The station has broadcast a starkly different message in the final days leading up to the referendum. "If the Holy Father says something, then we do not debate with the Holy Father," the station's director, Father Tadeusz Rydzyk said in a broadcast.

A raw deal for Polish farmers?

But many Polish farmers still believe they will get a raw deal if EU accession goes ahead. Farmers, who make up about 18 percent of the population, believe their businesses will be threatened if Poland joins the EU, arguing that the accession terms for EU entry have been unfair.

Under the terms hammered out between Warsaw and Brussels at last December's Copenhagen Summit, Polish farmers are set to receive only 45 percent of the subsidies they would normally during their first year of EU membership. Although that figure will rise to 65 percent in 2006, many are angry and have accused the Miller administration of selling them down the river.

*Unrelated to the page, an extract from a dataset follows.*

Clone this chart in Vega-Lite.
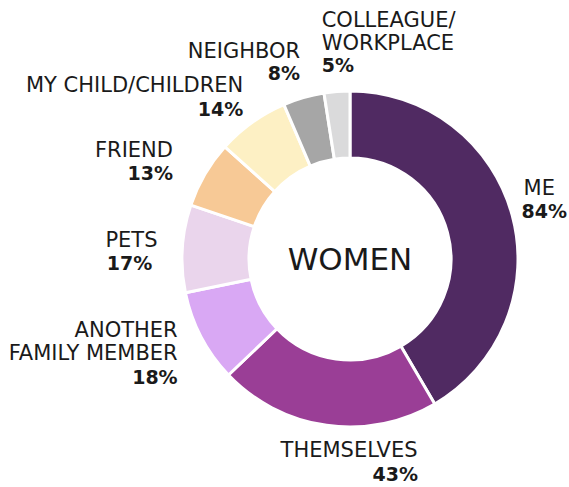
{
  "$schema": "https://vega.github.io/schema/vega-lite/v6.json",
  "autosize": {"type": "none"},
  "padding": {"left": 131, "top": 31, "right": 0, "bottom": 0},
  "width": 438,
  "height": 456,
  "background": "white",
  "config": {"view": {"stroke": null}, "text": {"font": "DejaVu Sans", "color": "#1a1a1a", "lineBreak": "\n", "lineHeight": 23, "baseline": "alphabetic"}},
  "data": {"values": [
    {"cat": "ME", "label": "ME", "pct": "84%", "value": 84, "idx": 1},
    {"cat": "THEMSELVES", "label": "THEMSELVES", "pct": "43%", "value": 43, "idx": 2},
    {"cat": "ANOTHER FAMILY MEMBER", "label": "ANOTHER\nFAMILY MEMBER", "pct": "18%", "value": 18, "idx": 3},
    {"cat": "PETS", "label": "PETS", "pct": "17%", "value": 17, "idx": 4},
    {"cat": "FRIEND", "label": "FRIEND", "pct": "13%", "value": 13, "idx": 5},
    {"cat": "MY CHILD/CHILDREN", "label": "MY CHILD/CHILDREN", "pct": "14%", "value": 14, "idx": 6},
    {"cat": "NEIGHBOR", "label": "NEIGHBOR", "pct": "8%", "value": 8, "idx": 7},
    {"cat": "COLLEAGUE/WORKPLACE", "label": "COLLEAGUE/\nWORKPLACE", "pct": "5%", "value": 5, "idx": 8}
  ]},
  "encoding": {
    "theta": {"field": "value", "type": "quantitative", "stack": true},
    "order": {"field": "idx", "type": "quantitative"}
  },
  "layer": [
    {
      "mark": {"type": "arc", "innerRadius": 101, "outerRadius": 168, "stroke": "white", "strokeWidth": 3},
      "encoding": {
        "color": {"field": "cat", "type": "nominal", "legend": null,
          "scale": {
            "domain": ["ME", "THEMSELVES", "ANOTHER FAMILY MEMBER", "PETS", "FRIEND", "MY CHILD/CHILDREN", "NEIGHBOR", "COLLEAGUE/WORKPLACE"],
            "range": ["#502a62", "#9a3e96", "#d9a8f4", "#ead5ec", "#f7c996", "#fdf0c4", "#a6a6a6", "#dadadb"]
          }
        }
      }
    },
    {
      "mark": {"type": "text", "radius": 0, "align": "center", "dy": 11, "fontSize": 31},
      "encoding": {"text": {"condition": {"test": "datum.idx === 1", "value": "WOMEN"}, "value": ""}}
    },
    {
      "mark": {"type": "text", "radius": 185, "align": "left", "dx": -5, "dy": -16, "fontSize": 21},
      "encoding": {"text": {"condition": {"test": "datum.idx === 1", "field": "label"}, "value": ""}}
    },
    {
      "mark": {"type": "text", "radius": 185, "align": "left", "dx": -7, "dy": 7, "fontSize": 19, "fontWeight": "bold"},
      "encoding": {"text": {"condition": {"test": "datum.idx === 1", "field": "pct"}, "value": ""}}
    },
    {
      "mark": {"type": "text", "radius": 200, "align": "center", "dx": 27, "dy": 0, "fontSize": 21},
      "encoding": {"text": {"condition": {"test": "datum.idx === 2", "field": "label"}, "value": ""}}
    },
    {
      "mark": {"type": "text", "radius": 200, "align": "right", "dx": 96, "dy": 24, "fontSize": 19, "fontWeight": "bold"},
      "encoding": {"text": {"condition": {"test": "datum.idx === 2", "field": "pct"}, "value": ""}}
    },
    {
      "mark": {"type": "text", "radius": 190, "align": "right", "dx": -4, "dy": -10, "fontSize": 21},
      "encoding": {"text": {"condition": {"test": "datum.idx === 3", "field": "label"}, "value": ""}}
    },
    {
      "mark": {"type": "text", "radius": 190, "align": "right", "dx": -4, "dy": 37, "fontSize": 19, "fontWeight": "bold"},
      "encoding": {"text": {"condition": {"test": "datum.idx === 3", "field": "pct"}, "value": ""}}
    },
    {
      "mark": {"type": "text", "radius": 219, "align": "center", "dx": 0, "dy": 2, "fontSize": 21},
      "encoding": {"text": {"condition": {"test": "datum.idx === 4", "field": "label"}, "value": ""}}
    },
    {
      "mark": {"type": "text", "radius": 219, "align": "center", "dx": -2, "dy": 25, "fontSize": 19, "fontWeight": "bold"},
      "encoding": {"text": {"condition": {"test": "datum.idx === 4", "field": "pct"}, "value": ""}}
    },
    {
      "mark": {"type": "text", "radius": 205, "align": "right", "dx": 0, "dy": 1, "fontSize": 21},
      "encoding": {"text": {"condition": {"test": "datum.idx === 5", "field": "label"}, "value": ""}}
    },
    {
      "mark": {"type": "text", "radius": 205, "align": "right", "dx": 0, "dy": 24, "fontSize": 19, "fontWeight": "bold"},
      "encoding": {"text": {"condition": {"test": "datum.idx === 5", "field": "pct"}, "value": ""}}
    },
    {
      "mark": {"type": "text", "radius": 190, "align": "right", "dx": 4, "dy": -13, "fontSize": 21},
      "encoding": {"text": {"condition": {"test": "datum.idx === 6", "field": "label"}, "value": ""}}
    },
    {
      "mark": {"type": "text", "radius": 190, "align": "right", "dx": 4, "dy": 11, "fontSize": 19, "fontWeight": "bold"},
      "encoding": {"text": {"condition": {"test": "datum.idx === 6", "field": "pct"}, "value": ""}}
    },
    {
      "mark": {"type": "text", "radius": 195, "align": "right", "dx": 4, "dy": -14, "fontSize": 21},
      "encoding": {"text": {"condition": {"test": "datum.idx === 7", "field": "label"}, "value": ""}}
    },
    {
      "mark": {"type": "text", "radius": 195, "align": "right", "dx": 4, "dy": 8, "fontSize": 19, "fontWeight": "bold"},
      "encoding": {"text": {"condition": {"test": "datum.idx === 7", "field": "pct"}, "value": ""}}
    },
    {
      "mark": {"type": "text", "radius": 210, "align": "left", "dx": -12, "dy": -23, "fontSize": 21},
      "encoding": {"text": {"condition": {"test": "datum.idx === 8", "field": "label"}, "value": ""}}
    },
    {
      "mark": {"type": "text", "radius": 210, "align": "left", "dx": -12, "dy": 22, "fontSize": 19, "fontWeight": "bold"},
      "encoding": {"text": {"condition": {"test": "datum.idx === 8", "field": "pct"}, "value": ""}}
    }
  ]
}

50 percent turnout required

An additional problem facing the Polish government is getting Poles to the polls. Although the latest survey by the Warsaw-based pollster OBOP found that 57 percent of voters were planning to cast their ballot this weekend, the figure was only slightly higher than the 50 percent turnout required for the referendum to pass.

If Polish voters fail to ratify the accession treaty, the Polish parliament will have to do so itself through a two-thirds majority vote. Such a move could jeopardize Miller's government.

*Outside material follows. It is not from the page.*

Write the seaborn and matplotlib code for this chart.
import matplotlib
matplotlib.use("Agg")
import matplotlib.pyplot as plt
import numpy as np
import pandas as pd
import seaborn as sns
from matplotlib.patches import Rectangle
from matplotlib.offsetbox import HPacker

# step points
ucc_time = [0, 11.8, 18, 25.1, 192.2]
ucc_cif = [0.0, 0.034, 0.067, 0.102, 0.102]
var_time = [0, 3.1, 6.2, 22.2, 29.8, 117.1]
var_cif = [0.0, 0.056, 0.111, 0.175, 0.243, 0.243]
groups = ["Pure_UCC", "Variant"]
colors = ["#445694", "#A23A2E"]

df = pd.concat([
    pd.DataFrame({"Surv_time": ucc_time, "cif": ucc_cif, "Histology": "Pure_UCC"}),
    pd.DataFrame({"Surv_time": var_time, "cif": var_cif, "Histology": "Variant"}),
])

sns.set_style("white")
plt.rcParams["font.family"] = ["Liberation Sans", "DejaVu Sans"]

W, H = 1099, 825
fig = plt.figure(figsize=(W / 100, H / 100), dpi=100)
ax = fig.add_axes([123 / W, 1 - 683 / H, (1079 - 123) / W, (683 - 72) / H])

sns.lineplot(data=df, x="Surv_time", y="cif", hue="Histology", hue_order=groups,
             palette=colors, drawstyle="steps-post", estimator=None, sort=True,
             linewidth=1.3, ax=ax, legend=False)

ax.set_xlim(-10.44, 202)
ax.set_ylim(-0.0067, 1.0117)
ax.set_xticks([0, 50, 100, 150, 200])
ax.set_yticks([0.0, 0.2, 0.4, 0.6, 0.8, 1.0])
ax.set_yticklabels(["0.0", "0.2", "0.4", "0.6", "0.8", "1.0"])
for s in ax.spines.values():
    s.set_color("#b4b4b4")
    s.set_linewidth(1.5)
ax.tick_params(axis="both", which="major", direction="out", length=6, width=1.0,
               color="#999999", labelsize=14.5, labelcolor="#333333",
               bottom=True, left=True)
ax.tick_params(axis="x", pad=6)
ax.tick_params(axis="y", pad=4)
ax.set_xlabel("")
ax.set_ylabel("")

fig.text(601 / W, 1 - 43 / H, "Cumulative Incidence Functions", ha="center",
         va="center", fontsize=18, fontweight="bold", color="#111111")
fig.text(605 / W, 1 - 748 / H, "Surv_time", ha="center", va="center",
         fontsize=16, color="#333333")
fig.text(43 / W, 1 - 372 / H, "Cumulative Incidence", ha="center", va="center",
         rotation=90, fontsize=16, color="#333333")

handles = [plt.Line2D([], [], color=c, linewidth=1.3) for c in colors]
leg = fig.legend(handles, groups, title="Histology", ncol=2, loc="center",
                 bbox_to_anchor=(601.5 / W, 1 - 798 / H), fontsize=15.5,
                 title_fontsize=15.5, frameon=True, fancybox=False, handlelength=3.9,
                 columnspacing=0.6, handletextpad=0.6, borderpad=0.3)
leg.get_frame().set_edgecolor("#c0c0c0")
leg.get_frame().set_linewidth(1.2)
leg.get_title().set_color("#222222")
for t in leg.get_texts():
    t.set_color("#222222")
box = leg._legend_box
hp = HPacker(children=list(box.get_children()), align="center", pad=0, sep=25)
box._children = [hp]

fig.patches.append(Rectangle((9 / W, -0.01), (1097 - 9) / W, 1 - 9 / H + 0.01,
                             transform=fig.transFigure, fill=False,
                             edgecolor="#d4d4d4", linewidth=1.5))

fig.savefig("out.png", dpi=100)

However, both Polish and foreign leaders have been out in force in recent weeks to assure Poles that voting "yes" will not be tantamount to surrendering their sovereignty and that, in the end, the benefits of membership will in the long-term outweigh the immediate consequences.

German aid for Iraq mission?

During his visit on Wednesday, Schröder is also expected to discuss the Polish-led security force in Iraq with Miller.

NATO countries agreed on Monday to provide logistics, intelligence, communications, movement coordination and other troop support for the 7,500-strong force which is expected to be deployed in Iraq's south-central zone starting in September. Poland has already received pledges of troops from Ukraine, Bulgaria, Denmark and Norway.

"We must find a way to enable us all to do our bit in building a new civil society in Iraq," German parliamentarian and member of the German-Polish society, Dietmar Niethahn told Deutsche Welle.

"And in that context I think it's very important that Poland gets support from NATO. And if NATO gives Poland help, Germany as a NATO member will be one of the countries to support them too."